Bueno, pero te ha dado/hecho ilusión, no, Mayico  :302: 


Felicidades magicyo
jajajaja
He conseguido que Dani meta la pata  :302: 


Para ti Dani:
PD. Así en pequeño hasta queda chulo y todo  :Oops:

----------


## mayico

SIII me ha hecho ilusión...

felicidades magicyo

----------


## magic_7

feliz no-cumpleaños Mayico!
feliz cumpleaños Magicyo

----------


## KIKO M

felicidades.... a ambos  :117: .

----------


## t.barrie

Felicidades a Ming por hacer meter la pata a Dani.
Felicidades a Dani por dejarse engañar por Ming.
Felicidades a Mayico por tener su nombre en el post. A Kiko M por el reparto de las felicidades.
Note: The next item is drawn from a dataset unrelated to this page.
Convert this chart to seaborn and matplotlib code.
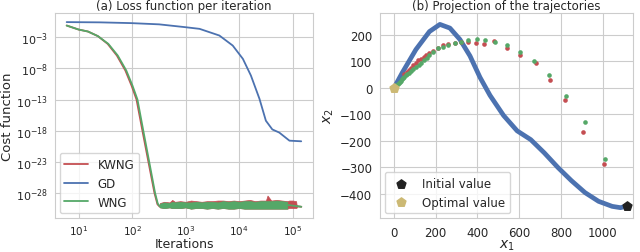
import numpy as np
import matplotlib
matplotlib.use("Agg")
import matplotlib.pyplot as plt
from matplotlib.ticker import FixedLocator, NullLocator
import seaborn as sns

# ---------------- data ----------------
# (a) loss curves: iterations and log10(cost)
kwng_it = [6, 10, 15, 23, 35, 52, 75, 98, 121, 156, 202, 262, 298, 330, 1000, 10000, 79000, 145000]
kwng_exp = [-1.14, -1.78, -2.1, -2.84, -4.08, -5.95, -8.36, -10.8, -13.0, -18.0, -23.0, -28.0,
            -29.8, -30.2, -30.0, -29.9, -29.9, -30.2]
wng_it = [6, 10, 15, 23, 36, 54, 78, 102, 126, 162, 209, 269, 302, 335, 1000, 10000, 79000, 145000]
wng_exp = [-1.14, -1.78, -2.1, -2.84, -4.08, -5.95, -8.36, -10.8, -13.0, -18.0, -23.0, -28.0,
           -29.7, -30.2, -30.0, -29.9, -29.9, -30.2]
gd_it = [6, 25, 95, 320, 955, 1820, 4270, 7590, 11750, 16600, 24000, 31600, 41700, 56200, 87100, 144500]
gd_exp = [-0.59, -0.63, -0.75, -0.95, -1.39, -1.67, -2.74, -4.35, -6.48, -9.16, -12.9, -16.4,
          -17.8, -18.3, -19.6, -19.7]

# noisy floor envelopes (log10 cost)
floor_it = [331, 398, 501, 562, 631, 794, 1000, 1259, 1585, 1995, 2512, 3162, 3981, 5012, 6310,
            7943, 10000, 12589, 15849, 19953, 25119, 31623, 33900, 39811, 50119, 63096, 79433]
wng_hi = [-29.7, -29.5, -29.6, -29.4, -29.5, -29.4, -29.5, -29.5, -29.4, -29.5, -29.4, -29.4, -29.5,
          -29.3, -29.4, -29.3, -29.4, -29.3, -29.3, -29.4, -29.3, -29.3, -29.3, -29.3, -29.2, -29.3, -29.4]
wng_lo = [-30.3, -30.4, -30.3, -30.4, -30.4, -30.4, -30.3, -30.5, -30.4, -30.4, -30.5, -30.4, -30.5,
          -30.4, -30.5, -30.5, -30.4, -30.5, -30.5, -30.5, -30.5, -30.5, -30.5, -30.5, -30.5, -30.5, -30.5]
kwng_floor_it = floor_it + [86000, 100000, 116000, 120000]
kwng_hi = [-29.6, -29.4, -29.5, -29.1, -29.4, -29.3, -29.4, -29.2, -29.3, -29.4, -29.3, -29.3, -29.2,
           -29.2, -29.3, -29.2, -29.3, -29.2, -29.1, -29.3, -29.2, -29.2, -28.4, -29.2, -29.1, -29.2, -29.3,
           -29.2, -29.2, -29.3, -30.2]
kwng_lo = [-30.3, -30.4, -30.3, -30.4, -30.4, -30.4, -30.3, -30.5, -30.4, -30.4, -30.5, -30.4, -30.5,
           -30.4, -30.5, -30.5, -30.4, -30.5, -30.5, -30.5, -30.5, -30.5, -30.5, -30.5, -30.5, -30.5, -30.5,
           -30.4, -30.4, -30.4, -30.3]

# (b) trajectories in the (x1, x2) plane
gd_x1 = [0, 40, 105, 170, 220, 268, 316, 364, 412, 460, 525, 590, 655, 720, 785, 850, 915, 980, 1045, 1085, 1110]
gd_x2 = [0, 58, 145, 213, 240, 226, 183, 121, 40, -28, -104, -162, -195, -245, -300, -350, -395, -428,
         -447, -452, -447]
wng_x1 = [0, 4, 8, 12, 17, 22, 27, 32, 38, 44, 50, 57, 64, 72, 81, 93, 105, 118, 130, 143, 157, 170,
          186, 210, 235, 260, 290, 322, 356, 397, 437, 485, 542, 603, 671, 743, 825, 916, 1011]
wng_x2 = [0, 4, 8, 12, 16, 20, 24, 28, 33, 38, 42, 48, 53, 58, 64, 71, 78, 86, 95, 104, 113, 124,
          136, 149, 154, 163, 170, 175, 181, 184, 181, 174, 161, 136, 100, 49, -29, -130, -267]
kwng_x1 = [49, 60, 70, 81, 93, 105, 117, 130, 142, 154, 170, 186, 210, 235, 261, 290, 322, 356, 392,
           429, 481, 542, 603, 680, 749, 820, 904, 1007]
kwng_x2 = [52, 60, 68, 77, 86, 96, 104, 111, 118, 125, 133, 141, 151, 162, 166, 170, 172, 175, 168,
           165, 177, 152, 124, 94, 31, -45, -167, -287]
init_pt = [1115, -447]
opt_pt = [0, 0]

# ---------------- styling ----------------
sns.set_style("whitegrid")
red, blue, green, tan = "#C44E52", "#4C72B0", "#55A868", "#CCB974"
plt.rcParams["font.family"] = ["DejaVu Sans"]

fig = plt.figure(figsize=(6.4, 2.53), dpi=100)
ax1 = fig.add_axes([55 / 640, 34 / 253, 258 / 640, 205 / 253])
ax2 = fig.add_axes([380 / 640, 34 / 253, 253 / 640, 205 / 253])

# ---------------- (a) loss ----------------
p = lambda e: 10.0 ** np.array(e)
ax1.fill_between(kwng_floor_it, p(kwng_lo), p(kwng_hi), color=red, lw=0.5, zorder=2)
sns.lineplot(x=kwng_it, y=p(kwng_exp), ax=ax1, color=red, lw=1.3, label="KWNG", zorder=3)
sns.lineplot(x=gd_it, y=p(gd_exp), ax=ax1, color=blue, lw=1.3, label="GD", zorder=3)
sns.lineplot(x=wng_it, y=p(wng_exp), ax=ax1, color=green, lw=1.3, label="WNG", zorder=4)
ax1.fill_between(floor_it, p(wng_lo), p(wng_hi), color=green, lw=0.5, zorder=4)
ax1.set_xscale("log")
ax1.set_yscale("log")
ax1.set_xlim(10 ** 0.56, 10 ** 5.38)
ax1.set_ylim(10 ** -32.0, 10 ** 0.87)
ax1.yaxis.set_major_locator(FixedLocator([1e-3, 1e-8, 1e-13, 1e-18, 1e-23, 1e-28]))
ax1.yaxis.set_minor_locator(NullLocator())
ax1.xaxis.set_minor_locator(NullLocator())
ax1.set_xlabel("Iterations", fontsize=9)
ax1.set_ylabel("Cost function", fontsize=9.5)
ax1.xaxis.set_label_coords(0.5, -0.092)
ax1.yaxis.set_label_coords(-0.16, 0.5)
ax1.set_title("(a) Loss function per iteration", fontsize=8.5, pad=3)
ax1.tick_params(axis="y", labelsize=8, pad=1.5)
ax1.tick_params(axis="x", labelsize=7.5, pad=0.5)
ax1.legend(loc="lower left", fontsize=8.5, handlelength=2.0, borderaxespad=0.4)

# ---------------- (b) trajectories ----------------
ax2.plot(gd_x1, gd_x2, color=blue, lw=3.4, solid_capstyle="round", zorder=2)
sns.scatterplot(x=kwng_x1, y=kwng_x2, ax=ax2, color=red, s=11, linewidth=0, zorder=3)
sns.scatterplot(x=wng_x1, y=wng_x2, ax=ax2, color=green, s=11, linewidth=0, zorder=4)
ax2.scatter([init_pt[0]], [init_pt[1]], marker="p", s=45, color="#222222", zorder=5, label="Initial value")
ax2.scatter([opt_pt[0]], [opt_pt[1]], marker="p", s=45, color=tan, zorder=5, label="Optimal value")
ax2.set_xlim(-67, 1145)
ax2.set_ylim(-491, 283)
ax2.set_xticks([0, 200, 400, 600, 800, 1000])
ax2.set_yticks([-400, -300, -200, -100, 0, 100, 200])
ax2.set_xlabel("$x_1$", fontsize=10)
ax2.set_ylabel("$x_2$", fontsize=10)
ax2.xaxis.set_label_coords(0.5, -0.095)
ax2.yaxis.set_label_coords(-0.175, 0.5)
ax2.set_title("(b) Projection of the trajectories", fontsize=8.5, pad=3)
ax2.tick_params(labelsize=8.5, pad=2)
ax2.legend(loc="lower left", fontsize=8.5, borderaxespad=0.4)

fig.savefig("out.png", dpi=100)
A Guirae y a Magic 7 por acordarse de los no cumpleaños, me encantan  los no-cumpleaños. 


Y por supuesto felicidades a Magicyo por su boda.



Anda, que me he liado, por su cumple!!!! :001 302:

----------


## Ming

Gracias  :302: 

T.Barrie, que me olbidaba!!! Felicidades por tu no-cumpleaños  :302:

----------


## Moss

> Gracias 
> 
> T.Barrie, que me* olbidaba*!!! Felicidades por tu no-cumpleaños


Te *olvidabas* de la "*v*"...  :Rules:

----------


## Ming

> Te *olvidabas* de la "*v*"...


:o Ya decía yo que me *olbidava* algo... la "*v*"

Felicidades a ti también Moss, que ya se que has escrito el mensaje para que te feliciten a ti también por tu no-cumpleaños  :302:

----------


## Moss

Para gracias las tuyas, guapa...


Y venga, que corra el champán.

----------


## tres de PICAS

Felicidades  :001 302:

----------


## Iban

Por Dios, no, otro KIKOmpleaños no...

----------


## barajasdemelo

*24/09-23/10 Libra
FELICIDADES* -->

----------


## Guirae

boda?!!! O_O



o ...    

... feliz no-boda? xD

----------